By: shayna sacos, Partner, Napoli Shkolnik  

This week, in the span of two days, juries handed down two landmark verdicts against Meta. Together, they represent the most significant legal accountability these platforms have faced over the harm they have caused to children. For the school districts Napoli Shkolnik represents, they are exactly the validation the litigation has been building toward. 

New Mexico: $375 Million and a Finding of Willful Deception 

On March 24, a Santa Fe jury found Meta liable on every count in a lawsuit brought by New Mexico Attorney General Raul Torrez. The jury concluded that Meta willfully violated the state’s consumer protection law by misleading users about the safety of Facebook, Instagram, and WhatsApp and by failing to protect children from sexual predators on its platforms. They have been ordered to pay $375 million in damages as part of the verdict. 

This is one of the first times a state has successfully taken Meta to trial over child safety and won. The jury found that Meta’s own choices, including how it designed its platforms, what it knew about exploitation, and what it chose not to tell the public, were the basis for liability.  

Internal documents introduced at trial showed that Meta employees raised concerns about child sexual exploitation, including communications showing the company understood that encryption features would shield the transmission of child sexual abuse material from law enforcement. The company moved forward anyway. 

The second phase of the New Mexico case begins May 4, when a judge will determine whether Meta must also fund public programs to address the harm its platforms caused. 

Los Angeles: A Jury Finds Platform Design Was the Harm 

The very next day, a Los Angeles jury in the JCCP, or the Judicial Council Coordinated Proceeding, a state court mechanism that consolidates similar cases, found Meta and YouTube negligent. They were ordered to pay $4.2 million and $1.8 million respectively in combined compensatory and punitive damages to the now-20-year-old plaintiff whose social media use, beginning at age 10, led to anxiety, depression, self-harm, and body dysmorphia. TikTok and Snap had already settled before trial. 

This case was the first individual-plaintiff trial in the broader JCCP proceedings. The jury found that both companies knew their platform designs were dangerous, that users would not realize the danger, and that the companies failed to warn users when a reasonable platform would have. The plaintiffs’ theory, which centered on how the platforms were built rather than what users posted on them, successfully navigated around Section 230 immunity.  

What This Means for Our School District Clients 

The legal theory our school district clients rely on runs parallel to both of these verdicts.

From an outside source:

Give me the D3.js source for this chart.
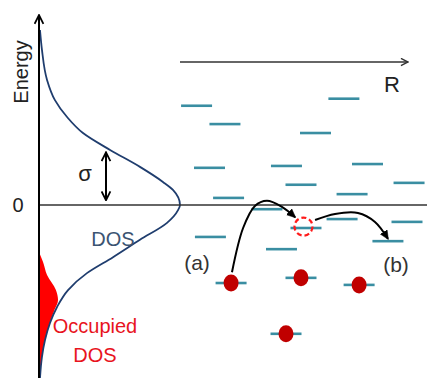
<!DOCTYPE html>
<html lang="en">
<head>
<meta charset="utf-8">
<title>DOS hopping</title>
<script src="https://cdn.jsdelivr.net/npm/d3@7/dist/d3.min.js"></script>
<style>
  body { margin: 0; background: #fff; }
  svg { display: block; font-family: "Liberation Sans", Arial, sans-serif; }
</style>
</head>
<body>
<div id="chart"></div>
<script>
// energy in units of sigma, DOS normalised to peak = 1
var dosEnergy = [3.72, 3.30, 2.66, 2.23, 1.87, 1.53, 1.17, 0.81, 0.49, 0.32, 0, -0.11, -0.38, -0.74, -1.11, -1.45, -1.81, -2.17, -2.51, -2.87, -3.23, -3.68];
var dosValue  = [0.007, 0.021, 0.057, 0.113, 0.199, 0.312, 0.504, 0.716, 0.879, 0.95, 1.0, 0.986, 0.908, 0.716, 0.525, 0.340, 0.206, 0.128, 0.078, 0.043, 0.021, 0.007];

var occEnergy = [-1.0, -1.21, -1.49, -1.81, -2.02, -2.23, -2.51, -2.87, -3.23, -3.68];
var occValue  = [0.0, 0.028, 0.057, 0.12, 0.135, 0.11, 0.078, 0.043, 0.021, 0.007];

// localized states: position R and energy
var levelR      = [0.73, 1.98, 7.22, 5.97, 1.30, 4.69, 8.26, 5.33, 10.09, 2.14, 7.58, 3.83, 7.14, 5.55, 10.0, 1.34, 9.16, 4.47, 2.25, 5.33, 7.89, 4.67];
var levelE      = [2.11, 1.72, 2.26, 1.53, 0.79, 0.83, 0.87, 0.43, 0.47, 0.15, 0.23, -0.09, -0.30, -0.49, -0.36, -0.68, -0.77, -0.94, -1.66, -1.55, -1.70, -2.74];
var levelFilled = [0, 0, 0, 0, 0, 0, 0, 0, 0, 0, 0, 0, 0, 0, 0, 0, 0, 0, 1, 1, 1, 1];

var vacancyR = 5.44, vacancyE = -0.46;

// hop paths (a) and (b)
var hopA = [[2.29, -1.43], [2.78, -0.49], [3.30, -0.02], [3.83, 0.09], [4.49, -0.04], [5.07, -0.26]];
var hopB = [[5.95, -0.32], [6.83, -0.19], [7.84, -0.17], [8.59, -0.36], [9.16, -0.72]];

var width = 427, height = 378;

var svg = d3.select("#chart").append("svg")
    .attr("width", width)
    .attr("height", height);

var yE = d3.scaleLinear().domain([-3.68, 4.04]).range([378, 15]);
var xD = d3.scaleLinear().domain([0, 1]).range([39, 180]);
var xR = d3.scaleLinear().domain([0, 10]).range([180, 407]);

var defs = svg.append("defs");
function marker(id, color, size, filled) {
    defs.append("marker")
        .attr("id", id)
        .attr("viewBox", "0 -5 10 10")
        .attr("refX", 9)
        .attr("refY", 0)
        .attr("markerWidth", size)
        .attr("markerHeight", size)
        .attr("orient", "auto-start-reverse")
        .append("path")
        .attr("d", filled ? "M0,-4.5L10,0L0,4.5Z" : "M1,-4L9,0L1,4")
        .attr("fill", filled ? color : "none")
        .attr("stroke", color)
        .attr("stroke-width", filled ? 0.5 : 1.6);
}
marker("arrBlack", "#000", 5.5, false);
marker("arrHop", "#000", 4.5, true);
marker("arrGrey", "#333", 6, false);

// occupied DOS
svg.append("path")
    .datum(occEnergy.map(function(e, i) { return [e, occValue[i]]; }))
    .attr("fill", "#ff0000")
    .attr("d", d3.area()
        .curve(d3.curveMonotoneY)
        .y(function(d) { return yE(d[0]); })
        .x0(xD(0))
        .x1(function(d) { return xD(d[1]); }));

// DOS curve
svg.append("path")
    .datum(dosEnergy.map(function(e, i) { return [e, dosValue[i]]; }))
    .attr("fill", "none")
    .attr("stroke", "#1f3d6e")
    .attr("stroke-width", 1.8)
    .attr("d", d3.line()
        .curve(d3.curveMonotoneY)
        .x(function(d) { return xD(d[1]); })
        .y(function(d) { return yE(d[0]); }));

// zero line
svg.append("line")
    .attr("x1", xD(0)).attr("x2", width)
    .attr("y1", yE(0)).attr("y2", yE(0))
    .attr("stroke", "#333")
    .attr("stroke-width", 1.5);

// energy axis
svg.append("line")
    .attr("x1", xD(0)).attr("x2", xD(0))
    .attr("y1", height).attr("y2", yE(4.04))
    .attr("stroke", "#000")
    .attr("stroke-width", 2)
    .attr("marker-end", "url(#arrBlack)");

// R axis
svg.append("line")
    .attr("x1", xR(0)).attr("x2", xR(10.05))
    .attr("y1", 62).attr("y2", 62)
    .attr("stroke", "#333")
    .attr("stroke-width", 1.5)
    .attr("marker-end", "url(#arrGrey)");

// sigma arrow
svg.append("line")
    .attr("x1", 106).attr("x2", 106)
    .attr("y1", yE(0.1)).attr("y2", yE(1.12))
    .attr("stroke", "#000")
    .attr("stroke-width", 2)
    .attr("marker-start", "url(#arrBlack)")
    .attr("marker-end", "url(#arrBlack)");

// levels
var levels = levelR.map(function(r, i) { return { r: r, e: levelE[i], filled: levelFilled[i] }; });
svg.append("g").selectAll("line")
    .data(levels)
    .enter().append("line")
    .attr("x1", function(d) { return xR(d.r) - 15.5; })
    .attr("x2", function(d) { return xR(d.r) + 15.5; })
    .attr("y1", function(d) { return yE(d.e); })
    .attr("y2", function(d) { return yE(d.e); })
    .attr("stroke", "#3a8ea2")
    .attr("stroke-width", 2.6);

// hops
var hopLine = d3.line()
    .curve(d3.curveCatmullRom)
    .x(function(d) { return xR(d[0]); })
    .y(function(d) { return yE(d[1]); });
[hopA, hopB].forEach(function(h) {
    svg.append("path")
        .attr("d", hopLine(h))
        .attr("fill", "none")
        .attr("stroke", "#000")
        .attr("stroke-width", 2)
        .attr("marker-end", "url(#arrHop)");
});

// electrons
svg.append("g").selectAll("ellipse")
    .data(levels.filter(function(d) { return d.filled; }))
    .enter().append("ellipse")
    .attr("cx", function(d) { return xR(d.r); })
    .attr("cy", function(d) { return yE(d.e); })
    .attr("rx", 7.5)
    .attr("ry", 8.5)
    .attr("fill", "#c00000");

// vacancy
svg.append("circle")
    .attr("cx", xR(vacancyR))
    .attr("cy", yE(vacancyE))
    .attr("r", 9)
    .attr("fill", "none")
    .attr("stroke", "#ff1a1a")
    .attr("stroke-width", 2.2)
    .attr("stroke-dasharray", "5,3");

// labels
svg.append("text")
    .attr("transform", "translate(28,72) rotate(-90)")
    .attr("text-anchor", "middle")
    .attr("font-size", 20)
    .attr("fill", "#222")
    .text("Energy");

svg.append("text")
    .attr("x", 18).attr("y", 212)
    .attr("text-anchor", "middle")
    .attr("font-size", 20)
    .attr("fill", "#222")
    .text("0");

svg.append("text")
    .attr("x", 85).attr("y", 181)
    .attr("text-anchor", "middle")
    .attr("font-size", 22)
    .attr("fill", "#222")
    .text("σ");

svg.append("text")
    .attr("x", 384).attr("y", 92)
    .attr("font-size", 22)
    .attr("fill", "#222")
    .text("R");

svg.append("text")
    .attr("x", 113).attr("y", 246)
    .attr("text-anchor", "middle")
    .attr("font-size", 20)
    .attr("fill", "#3b5472")
    .text("DOS");

svg.append("text")
    .attr("x", 95).attr("y", 333)
    .attr("text-anchor", "middle")
    .attr("font-size", 20)
    .attr("fill", "#e8141e")
    .text("Occupied");

svg.append("text")
    .attr("x", 95).attr("y", 362)
    .attr("text-anchor", "middle")
    .attr("font-size", 20)
    .attr("fill", "#e8141e")
    .text("DOS");

svg.append("text")
    .attr("x", 197).attr("y", 270)
    .attr("text-anchor", "middle")
    .attr("font-size", 21)
    .attr("fill", "#333")
    .text("(a)");

svg.append("text")
    .attr("x", 396).attr("y", 272)
    .attr("text-anchor", "middle")
    .attr("font-size", 21)
    .attr("fill", "#333")
    .text("(b)");
</script>
</body>
</html>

We are not arguing that social media companies are responsible for what individual users post. We are arguing that these platforms were designed to maximize engagement at the expense of children’s wellbeing, that the companies knew it, and that schools have absorbed enormous real costs as a result related to counseling resources, special education referrals, administrator time, and the daily human toll of a student population in crisis. 

This week’s verdicts validate that framework at both the state government and individual-plaintiff level. They establish that juries, when presented with the evidence, are willing to hold these companies accountable for their design choices. They also demonstrate that Section 230 is not an impenetrable shield when the harm being alleged is the product’s own architecture.  

The platforms have maintained for years that they are neutral intermediaries. Two juries in two days rejected that argument. The litigation continues, and Napoli Shkolnik will be at the table.